Judiciaries took action after the Committee for Determining Instances of Criminal Content made the recommendation to remove the game. The regulatory body had received a report from psychologists about the game.

In August, Iran was the first country to ban Pokémon Go over security concerns — which, although a severe action to take — was at least based on reasons that many authorities around the world had also expressed.

There are rumors in the gaming community in Iran that Supercell’s other title, Clash Royale, is next to be axed.

The unprecedented move bodes poorly for any other strategy games that are currently published in the Islamic Republic, most notably Clash of Kings by Elex-Tech, which has been popular for years now.

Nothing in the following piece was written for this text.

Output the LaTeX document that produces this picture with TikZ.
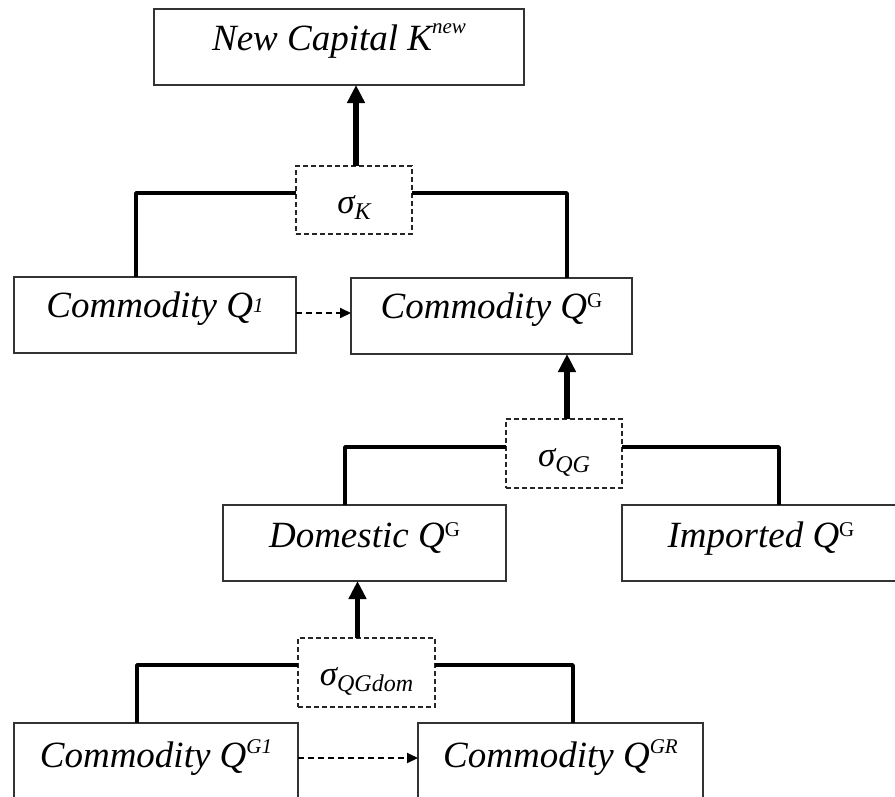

But how long before it cascades over to other categories that include any gaming content that is considered to be ‘too addictive’?

None of this is exactly surprising since the country is well known for its strict stance on filtering digital platforms like Facebook, Twitter, and YouTube, along with most of the wider web.

Before Supercell entered the Iran market with a localized version of Clash of Clans,  Iranians accessed the game through foreign country app stores and paid for in-game purchases with gift cards that are in mass supply in the country’s black market.

The localized version allowed Iranians to pay for in-game items and upgrades using their local currency, the Iranian rial. But this boon didn’t make it past the year and gamers in Iran will have to revert back to playing the game in the black market, which they are very acquainted.

However, this hits them in the same week that Iran’s currency tumbled to an all-time low, making the in-game pricing that much less affordable.